Schema Mapping Guidelines

When creating the schema mapping, make sure to follow these guidelines:

  • When entering the target domain:

    • Enter a partner’s domain when translating from your native encoding to that partner’s domain.

    • Enter your domain when translating from a partner’s encoding to your native encoding.

  • Use whichever column contains unique IDs for the "Unique ID" field.

Create the ID Mapping Workflow

After you’ve created your input data table in AWS Glue and created a schema mapping for that table, you can create the ID mapping workflow to be used to perform the translation operation. For information, see the instructions from AWS here.

Run the ID Mapping Workflow

Once all setup steps are complete, follow the instructions from AWS here to run the ID mapping workflow and perform the translation operation.

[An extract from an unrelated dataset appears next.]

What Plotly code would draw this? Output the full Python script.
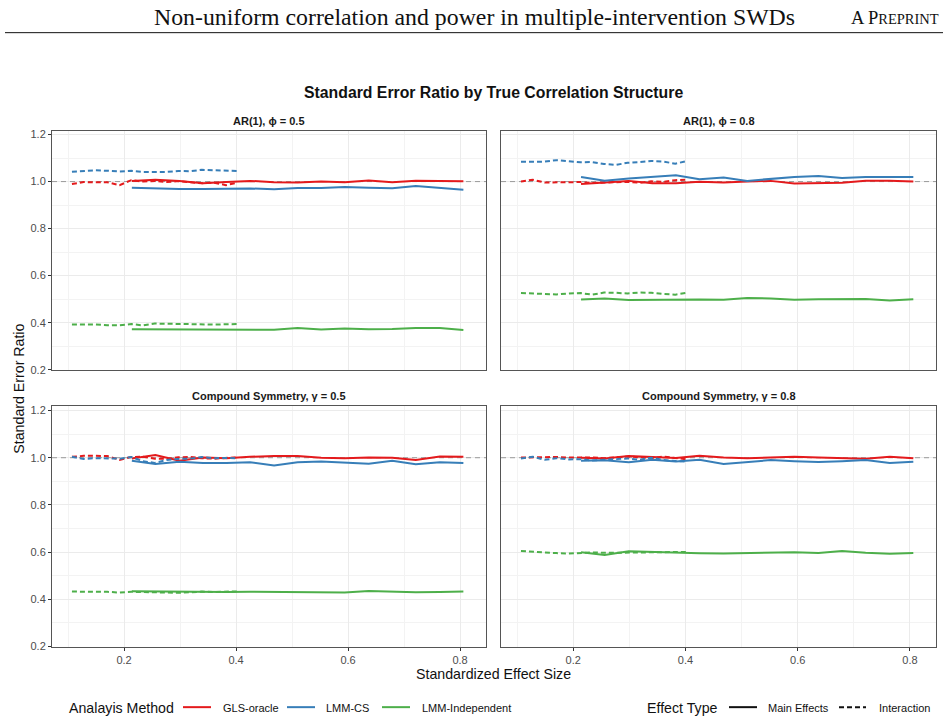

On the Metrics tab, under Job history, you can view the following:

  • The Status of the ID mapping workflow job: In progress, Completed, Failed

  • The total records processed.

  • The duration of the job.

  • The Job ID.

After the ID mapping workflow job completes (status is “Completed”), you can go to the Data output tab and then select your Amazon S3 location to view the results.

View Identity Output

The output file(s) from the translation process will be compressed and then written to the specified S3 bucket.

The file naming convention for the output file will be "<JOB_ID>_0_0_0.csv.gz"

The Job ID will be a unique ID plus your AWS region name.

Ex: 17697C67E98D4702BEB4ED7B3B0FA_AWS_US_EAST_1_0_0_0.csv.gz

The output file for translation will follow the format shown in the table below.

Column

Example

Description

RampID (original encoding)

XYT999RkQ3MEY1RUYtNUIyMi00QjJGLUFDNjgtQjQ3QUEwMTNEMTA1CgMjVBMkNEMTktRD

Returns the original RampID included in the input table.

Transcoded_identifier (RampIDs in target encoding)

XYT001k0MS00MDc1LUI4NjEtMjlCOUI0MUY3MENBCgNjVGQjE0MTMtRkFBMC00QzlELUJF

Edit an ID Mapping Workflow

To edit an ID mapping workflow, follow the instructions from AWS here.

Delete an ID Mapping Workflow

To delete an ID mapping workflow, follow the instructions from AWS here.